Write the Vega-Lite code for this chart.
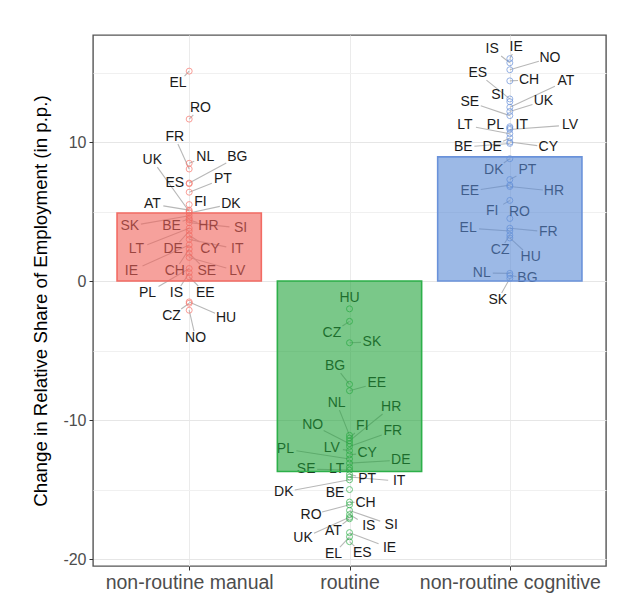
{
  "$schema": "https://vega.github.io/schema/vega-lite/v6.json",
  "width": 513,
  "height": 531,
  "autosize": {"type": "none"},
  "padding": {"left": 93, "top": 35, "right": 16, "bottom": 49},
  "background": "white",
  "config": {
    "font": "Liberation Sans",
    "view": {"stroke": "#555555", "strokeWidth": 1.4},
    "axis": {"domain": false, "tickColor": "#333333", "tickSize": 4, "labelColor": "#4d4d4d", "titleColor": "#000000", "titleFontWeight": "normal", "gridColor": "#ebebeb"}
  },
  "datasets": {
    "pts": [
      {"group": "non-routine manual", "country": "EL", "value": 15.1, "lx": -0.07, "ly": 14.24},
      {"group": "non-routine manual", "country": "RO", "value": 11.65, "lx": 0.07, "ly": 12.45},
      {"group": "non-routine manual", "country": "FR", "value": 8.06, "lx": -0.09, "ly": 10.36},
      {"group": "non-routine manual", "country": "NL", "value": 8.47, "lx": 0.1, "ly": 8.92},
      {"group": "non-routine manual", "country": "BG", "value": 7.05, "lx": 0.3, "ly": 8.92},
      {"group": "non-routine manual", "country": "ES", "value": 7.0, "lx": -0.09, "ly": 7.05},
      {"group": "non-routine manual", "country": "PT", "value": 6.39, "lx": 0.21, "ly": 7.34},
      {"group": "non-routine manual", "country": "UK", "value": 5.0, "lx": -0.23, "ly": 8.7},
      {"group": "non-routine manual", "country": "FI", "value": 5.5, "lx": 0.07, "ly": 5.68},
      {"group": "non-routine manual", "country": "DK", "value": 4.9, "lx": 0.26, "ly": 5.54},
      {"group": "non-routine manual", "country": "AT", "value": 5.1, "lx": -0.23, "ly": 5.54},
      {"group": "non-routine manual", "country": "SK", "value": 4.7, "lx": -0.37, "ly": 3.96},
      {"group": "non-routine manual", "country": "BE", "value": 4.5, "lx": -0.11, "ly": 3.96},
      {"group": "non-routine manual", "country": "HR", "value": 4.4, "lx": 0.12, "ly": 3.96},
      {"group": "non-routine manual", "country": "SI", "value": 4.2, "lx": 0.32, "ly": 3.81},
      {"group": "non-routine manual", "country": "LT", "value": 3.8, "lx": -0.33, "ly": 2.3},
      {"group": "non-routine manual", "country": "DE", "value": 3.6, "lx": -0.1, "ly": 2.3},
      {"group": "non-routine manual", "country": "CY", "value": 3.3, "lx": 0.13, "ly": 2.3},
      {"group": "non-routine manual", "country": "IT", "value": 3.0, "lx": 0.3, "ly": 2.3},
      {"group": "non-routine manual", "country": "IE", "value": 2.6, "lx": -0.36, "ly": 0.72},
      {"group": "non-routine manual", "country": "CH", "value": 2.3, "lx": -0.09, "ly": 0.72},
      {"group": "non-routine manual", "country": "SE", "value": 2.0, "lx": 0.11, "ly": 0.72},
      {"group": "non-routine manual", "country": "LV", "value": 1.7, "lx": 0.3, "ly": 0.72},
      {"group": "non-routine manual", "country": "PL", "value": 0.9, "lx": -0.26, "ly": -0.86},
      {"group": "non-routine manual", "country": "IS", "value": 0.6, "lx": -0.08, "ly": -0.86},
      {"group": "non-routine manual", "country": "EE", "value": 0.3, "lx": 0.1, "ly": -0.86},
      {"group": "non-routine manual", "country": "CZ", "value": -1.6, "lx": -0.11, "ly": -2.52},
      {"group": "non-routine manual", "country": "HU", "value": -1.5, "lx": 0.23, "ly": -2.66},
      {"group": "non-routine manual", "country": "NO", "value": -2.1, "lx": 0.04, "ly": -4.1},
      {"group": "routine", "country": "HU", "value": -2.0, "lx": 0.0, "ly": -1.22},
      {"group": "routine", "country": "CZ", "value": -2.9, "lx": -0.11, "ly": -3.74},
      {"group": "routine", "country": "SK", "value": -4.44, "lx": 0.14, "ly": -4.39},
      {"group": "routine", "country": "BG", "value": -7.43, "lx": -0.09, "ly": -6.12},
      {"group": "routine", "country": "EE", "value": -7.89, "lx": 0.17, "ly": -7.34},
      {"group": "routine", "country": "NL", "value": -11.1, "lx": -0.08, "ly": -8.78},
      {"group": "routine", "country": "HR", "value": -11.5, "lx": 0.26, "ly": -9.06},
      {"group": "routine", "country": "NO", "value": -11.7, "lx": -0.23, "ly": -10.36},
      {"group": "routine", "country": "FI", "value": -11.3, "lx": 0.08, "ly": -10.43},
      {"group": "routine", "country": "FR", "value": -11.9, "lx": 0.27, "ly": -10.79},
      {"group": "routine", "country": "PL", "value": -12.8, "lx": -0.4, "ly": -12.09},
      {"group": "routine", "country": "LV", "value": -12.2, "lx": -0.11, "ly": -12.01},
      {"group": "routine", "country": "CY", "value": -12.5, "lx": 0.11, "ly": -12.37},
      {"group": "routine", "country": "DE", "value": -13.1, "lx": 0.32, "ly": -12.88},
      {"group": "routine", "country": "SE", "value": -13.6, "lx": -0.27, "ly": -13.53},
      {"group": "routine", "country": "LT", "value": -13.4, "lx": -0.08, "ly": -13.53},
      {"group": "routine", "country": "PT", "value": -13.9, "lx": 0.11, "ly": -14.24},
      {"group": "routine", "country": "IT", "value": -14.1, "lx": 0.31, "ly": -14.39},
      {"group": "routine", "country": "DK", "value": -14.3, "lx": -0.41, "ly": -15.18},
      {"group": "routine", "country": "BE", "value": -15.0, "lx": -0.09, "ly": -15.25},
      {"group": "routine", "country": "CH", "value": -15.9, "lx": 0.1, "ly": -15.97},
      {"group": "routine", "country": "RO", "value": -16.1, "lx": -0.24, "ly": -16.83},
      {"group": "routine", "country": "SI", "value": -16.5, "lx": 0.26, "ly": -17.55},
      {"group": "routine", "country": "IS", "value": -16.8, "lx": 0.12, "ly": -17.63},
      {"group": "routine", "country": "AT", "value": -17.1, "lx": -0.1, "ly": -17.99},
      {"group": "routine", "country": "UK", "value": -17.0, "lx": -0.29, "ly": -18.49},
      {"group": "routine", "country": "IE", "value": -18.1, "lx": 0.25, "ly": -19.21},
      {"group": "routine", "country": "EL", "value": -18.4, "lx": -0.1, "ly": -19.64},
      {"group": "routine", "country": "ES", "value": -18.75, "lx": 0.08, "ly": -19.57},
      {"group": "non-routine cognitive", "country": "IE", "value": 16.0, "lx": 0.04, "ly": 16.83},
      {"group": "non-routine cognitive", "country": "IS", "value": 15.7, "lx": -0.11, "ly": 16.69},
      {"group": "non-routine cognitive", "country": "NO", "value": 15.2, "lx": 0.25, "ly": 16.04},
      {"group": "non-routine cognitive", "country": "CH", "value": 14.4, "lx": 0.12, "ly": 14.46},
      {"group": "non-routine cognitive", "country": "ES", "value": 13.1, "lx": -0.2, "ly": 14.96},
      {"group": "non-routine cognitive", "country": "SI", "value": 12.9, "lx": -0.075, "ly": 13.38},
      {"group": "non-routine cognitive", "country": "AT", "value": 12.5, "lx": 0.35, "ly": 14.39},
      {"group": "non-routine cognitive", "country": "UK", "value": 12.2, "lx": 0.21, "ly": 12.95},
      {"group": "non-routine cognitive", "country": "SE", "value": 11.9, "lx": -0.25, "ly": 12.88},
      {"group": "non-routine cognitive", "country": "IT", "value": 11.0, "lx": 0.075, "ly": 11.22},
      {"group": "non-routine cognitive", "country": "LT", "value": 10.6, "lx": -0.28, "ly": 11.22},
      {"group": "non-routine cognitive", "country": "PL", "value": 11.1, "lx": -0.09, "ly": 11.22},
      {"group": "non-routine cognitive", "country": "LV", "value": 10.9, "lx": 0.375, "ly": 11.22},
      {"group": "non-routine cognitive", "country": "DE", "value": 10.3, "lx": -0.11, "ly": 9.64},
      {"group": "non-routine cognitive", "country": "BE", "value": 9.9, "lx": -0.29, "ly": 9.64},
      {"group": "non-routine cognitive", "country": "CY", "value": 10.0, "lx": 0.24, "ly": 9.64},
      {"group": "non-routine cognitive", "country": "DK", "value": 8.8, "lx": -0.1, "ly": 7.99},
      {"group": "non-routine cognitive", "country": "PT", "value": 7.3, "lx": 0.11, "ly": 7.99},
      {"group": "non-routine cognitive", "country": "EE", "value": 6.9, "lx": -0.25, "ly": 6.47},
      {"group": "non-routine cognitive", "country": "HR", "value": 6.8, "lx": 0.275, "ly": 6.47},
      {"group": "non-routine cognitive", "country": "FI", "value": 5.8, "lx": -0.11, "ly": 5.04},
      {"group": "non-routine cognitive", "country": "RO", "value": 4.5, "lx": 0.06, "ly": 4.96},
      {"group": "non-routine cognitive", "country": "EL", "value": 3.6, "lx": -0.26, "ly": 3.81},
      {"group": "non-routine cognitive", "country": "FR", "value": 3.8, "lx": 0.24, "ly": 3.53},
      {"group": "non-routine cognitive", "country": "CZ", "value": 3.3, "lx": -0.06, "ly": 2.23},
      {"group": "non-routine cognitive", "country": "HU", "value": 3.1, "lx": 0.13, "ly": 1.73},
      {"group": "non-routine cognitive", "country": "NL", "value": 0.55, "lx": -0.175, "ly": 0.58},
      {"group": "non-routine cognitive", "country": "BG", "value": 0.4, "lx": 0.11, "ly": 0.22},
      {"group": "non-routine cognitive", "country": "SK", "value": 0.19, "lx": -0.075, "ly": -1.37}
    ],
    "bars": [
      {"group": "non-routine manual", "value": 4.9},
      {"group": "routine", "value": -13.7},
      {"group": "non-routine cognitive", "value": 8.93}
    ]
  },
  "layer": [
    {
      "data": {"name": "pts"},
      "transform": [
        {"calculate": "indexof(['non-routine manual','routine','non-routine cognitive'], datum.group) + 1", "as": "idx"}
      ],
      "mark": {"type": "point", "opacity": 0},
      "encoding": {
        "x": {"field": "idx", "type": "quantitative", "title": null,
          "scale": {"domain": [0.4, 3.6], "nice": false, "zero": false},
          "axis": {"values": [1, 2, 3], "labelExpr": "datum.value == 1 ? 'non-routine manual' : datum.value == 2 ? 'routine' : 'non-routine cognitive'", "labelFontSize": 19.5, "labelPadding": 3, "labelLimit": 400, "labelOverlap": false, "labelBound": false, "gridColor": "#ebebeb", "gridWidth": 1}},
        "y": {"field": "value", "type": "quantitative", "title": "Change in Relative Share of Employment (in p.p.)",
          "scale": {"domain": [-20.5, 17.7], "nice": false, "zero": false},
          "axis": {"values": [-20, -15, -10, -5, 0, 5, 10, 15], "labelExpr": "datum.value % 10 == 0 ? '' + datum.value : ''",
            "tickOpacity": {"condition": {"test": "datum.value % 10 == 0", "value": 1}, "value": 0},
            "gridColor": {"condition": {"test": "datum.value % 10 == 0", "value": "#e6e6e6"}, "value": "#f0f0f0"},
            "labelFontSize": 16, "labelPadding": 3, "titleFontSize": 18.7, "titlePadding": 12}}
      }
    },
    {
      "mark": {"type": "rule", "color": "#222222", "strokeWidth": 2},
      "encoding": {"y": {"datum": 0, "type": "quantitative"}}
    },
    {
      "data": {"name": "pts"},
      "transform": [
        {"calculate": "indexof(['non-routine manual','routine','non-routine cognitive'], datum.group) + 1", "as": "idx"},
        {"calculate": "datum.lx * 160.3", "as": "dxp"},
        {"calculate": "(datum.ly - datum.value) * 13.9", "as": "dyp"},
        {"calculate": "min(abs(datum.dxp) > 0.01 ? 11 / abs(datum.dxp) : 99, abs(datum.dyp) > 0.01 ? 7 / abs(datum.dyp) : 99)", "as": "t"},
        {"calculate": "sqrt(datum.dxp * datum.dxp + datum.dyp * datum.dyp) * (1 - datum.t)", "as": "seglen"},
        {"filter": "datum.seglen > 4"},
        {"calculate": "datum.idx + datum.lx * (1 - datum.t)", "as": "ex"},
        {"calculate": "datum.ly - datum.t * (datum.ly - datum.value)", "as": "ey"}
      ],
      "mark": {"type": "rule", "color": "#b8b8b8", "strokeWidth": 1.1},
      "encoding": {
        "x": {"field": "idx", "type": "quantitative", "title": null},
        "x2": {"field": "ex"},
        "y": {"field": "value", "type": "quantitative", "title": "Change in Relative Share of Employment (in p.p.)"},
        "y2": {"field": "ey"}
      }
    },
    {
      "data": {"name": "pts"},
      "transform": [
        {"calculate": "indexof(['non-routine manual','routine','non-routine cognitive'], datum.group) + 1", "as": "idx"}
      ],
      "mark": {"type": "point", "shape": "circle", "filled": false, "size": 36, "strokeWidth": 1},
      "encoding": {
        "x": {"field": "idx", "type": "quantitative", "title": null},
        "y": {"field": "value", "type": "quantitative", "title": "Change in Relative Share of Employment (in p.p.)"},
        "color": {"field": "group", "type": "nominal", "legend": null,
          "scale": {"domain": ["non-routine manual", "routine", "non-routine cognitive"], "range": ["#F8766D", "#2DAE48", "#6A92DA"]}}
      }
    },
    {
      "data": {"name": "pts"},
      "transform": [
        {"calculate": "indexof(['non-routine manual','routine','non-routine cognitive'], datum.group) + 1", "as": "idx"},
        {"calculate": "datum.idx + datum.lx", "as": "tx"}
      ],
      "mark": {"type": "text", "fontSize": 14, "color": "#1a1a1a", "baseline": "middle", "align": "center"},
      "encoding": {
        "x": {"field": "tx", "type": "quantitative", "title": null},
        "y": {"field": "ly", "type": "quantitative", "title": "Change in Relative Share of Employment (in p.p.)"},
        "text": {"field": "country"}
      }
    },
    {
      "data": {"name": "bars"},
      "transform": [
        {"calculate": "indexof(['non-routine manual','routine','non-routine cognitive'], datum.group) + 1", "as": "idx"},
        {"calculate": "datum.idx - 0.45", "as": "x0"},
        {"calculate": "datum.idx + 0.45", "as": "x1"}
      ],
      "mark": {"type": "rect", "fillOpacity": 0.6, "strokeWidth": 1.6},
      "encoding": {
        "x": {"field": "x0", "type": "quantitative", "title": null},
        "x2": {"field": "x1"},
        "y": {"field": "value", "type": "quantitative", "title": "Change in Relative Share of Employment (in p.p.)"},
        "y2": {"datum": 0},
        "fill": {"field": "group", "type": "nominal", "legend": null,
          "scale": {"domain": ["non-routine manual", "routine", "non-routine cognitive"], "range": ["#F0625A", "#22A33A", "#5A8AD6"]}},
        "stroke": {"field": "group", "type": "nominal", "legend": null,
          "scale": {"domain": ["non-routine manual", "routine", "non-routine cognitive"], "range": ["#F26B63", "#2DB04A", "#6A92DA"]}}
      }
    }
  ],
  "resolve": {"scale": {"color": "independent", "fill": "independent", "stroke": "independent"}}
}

--

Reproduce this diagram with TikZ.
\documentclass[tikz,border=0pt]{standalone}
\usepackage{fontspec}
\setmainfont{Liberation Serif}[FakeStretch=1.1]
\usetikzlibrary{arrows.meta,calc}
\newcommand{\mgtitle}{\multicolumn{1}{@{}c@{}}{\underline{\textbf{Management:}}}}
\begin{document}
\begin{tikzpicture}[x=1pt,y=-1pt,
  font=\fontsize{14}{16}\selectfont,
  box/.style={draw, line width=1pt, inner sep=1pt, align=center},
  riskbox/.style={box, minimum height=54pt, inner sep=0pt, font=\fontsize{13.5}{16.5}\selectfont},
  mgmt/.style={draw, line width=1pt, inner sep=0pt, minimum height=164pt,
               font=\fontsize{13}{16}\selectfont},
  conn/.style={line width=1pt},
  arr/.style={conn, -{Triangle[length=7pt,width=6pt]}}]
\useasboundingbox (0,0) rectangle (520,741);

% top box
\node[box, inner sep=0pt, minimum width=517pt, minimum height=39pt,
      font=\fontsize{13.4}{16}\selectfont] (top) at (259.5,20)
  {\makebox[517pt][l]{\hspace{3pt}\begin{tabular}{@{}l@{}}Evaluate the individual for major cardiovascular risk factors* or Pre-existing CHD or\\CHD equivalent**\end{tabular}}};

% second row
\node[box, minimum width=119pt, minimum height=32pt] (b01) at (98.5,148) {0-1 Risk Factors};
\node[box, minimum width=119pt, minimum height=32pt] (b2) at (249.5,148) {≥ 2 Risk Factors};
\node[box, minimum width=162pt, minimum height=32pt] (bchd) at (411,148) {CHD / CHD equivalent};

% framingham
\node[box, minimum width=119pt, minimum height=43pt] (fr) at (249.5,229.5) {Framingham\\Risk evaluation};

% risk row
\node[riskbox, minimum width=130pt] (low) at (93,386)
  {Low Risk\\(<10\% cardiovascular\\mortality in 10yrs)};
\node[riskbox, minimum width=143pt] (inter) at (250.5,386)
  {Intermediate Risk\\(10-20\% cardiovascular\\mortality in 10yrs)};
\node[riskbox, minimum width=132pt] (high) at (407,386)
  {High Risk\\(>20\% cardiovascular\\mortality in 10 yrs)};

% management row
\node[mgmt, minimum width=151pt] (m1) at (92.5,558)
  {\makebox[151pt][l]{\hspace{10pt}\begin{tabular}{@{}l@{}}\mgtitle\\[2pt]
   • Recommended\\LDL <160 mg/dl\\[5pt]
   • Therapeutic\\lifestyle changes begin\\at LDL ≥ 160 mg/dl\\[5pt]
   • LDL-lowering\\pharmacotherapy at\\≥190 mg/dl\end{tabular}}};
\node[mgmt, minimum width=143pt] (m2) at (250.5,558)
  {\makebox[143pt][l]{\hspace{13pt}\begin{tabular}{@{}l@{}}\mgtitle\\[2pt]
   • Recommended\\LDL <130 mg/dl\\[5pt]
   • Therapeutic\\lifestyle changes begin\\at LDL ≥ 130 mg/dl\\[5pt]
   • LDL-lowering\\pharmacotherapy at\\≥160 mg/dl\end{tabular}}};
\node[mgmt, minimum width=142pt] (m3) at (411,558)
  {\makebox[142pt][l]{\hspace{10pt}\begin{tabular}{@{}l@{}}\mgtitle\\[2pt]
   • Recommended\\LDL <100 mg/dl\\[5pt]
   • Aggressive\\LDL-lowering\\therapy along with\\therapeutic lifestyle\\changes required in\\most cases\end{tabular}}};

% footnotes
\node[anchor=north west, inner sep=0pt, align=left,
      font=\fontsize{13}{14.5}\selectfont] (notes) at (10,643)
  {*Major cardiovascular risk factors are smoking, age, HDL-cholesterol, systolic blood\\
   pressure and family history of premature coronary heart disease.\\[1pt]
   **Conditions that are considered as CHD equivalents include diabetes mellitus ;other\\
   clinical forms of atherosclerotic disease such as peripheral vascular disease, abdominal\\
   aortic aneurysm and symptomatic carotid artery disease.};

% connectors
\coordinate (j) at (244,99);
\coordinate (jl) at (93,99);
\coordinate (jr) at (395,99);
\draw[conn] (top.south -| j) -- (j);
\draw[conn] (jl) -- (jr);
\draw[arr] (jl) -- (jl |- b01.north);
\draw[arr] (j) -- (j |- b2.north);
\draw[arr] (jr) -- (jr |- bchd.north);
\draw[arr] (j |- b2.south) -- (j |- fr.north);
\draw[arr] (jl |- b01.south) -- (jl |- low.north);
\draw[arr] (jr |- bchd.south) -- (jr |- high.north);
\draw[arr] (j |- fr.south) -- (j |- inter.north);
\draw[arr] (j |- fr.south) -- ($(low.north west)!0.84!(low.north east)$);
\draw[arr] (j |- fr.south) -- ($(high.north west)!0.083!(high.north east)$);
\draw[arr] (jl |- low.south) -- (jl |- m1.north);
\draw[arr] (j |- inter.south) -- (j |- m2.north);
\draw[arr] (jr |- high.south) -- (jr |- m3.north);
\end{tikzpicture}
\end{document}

▶ _The problem_:
Produce only the lines from the line containing "Reproduce this diagram with TikZ." through the line containing "(0,0) rectangle (520,741);", inclusive of both, exactly as they stand in the entries above.

▶ _Exercise response_:
Reproduce this diagram with TikZ.
\documentclass[tikz,border=0pt]{standalone}
\usepackage{fontspec}
\setmainfont{Liberation Serif}[FakeStretch=1.1]
\usetikzlibrary{arrows.meta,calc}
\newcommand{\mgtitle}{\multicolumn{1}{@{}c@{}}{\underline{\textbf{Management:}}}}
\begin{document}
\begin{tikzpicture}[x=1pt,y=-1pt,
  font=\fontsize{14}{16}\selectfont,
  box/.style={draw, line width=1pt, inner sep=1pt, align=center},
  riskbox/.style={box, minimum height=54pt, inner sep=0pt, font=\fontsize{13.5}{16.5}\selectfont},
  mgmt/.style={draw, line width=1pt, inner sep=0pt, minimum height=164pt,
               font=\fontsize{13}{16}\selectfont},
  conn/.style={line width=1pt},
  arr/.style={conn, -{Triangle[length=7pt,width=6pt]}}]
\useasboundingbox (0,0) rectangle (520,741);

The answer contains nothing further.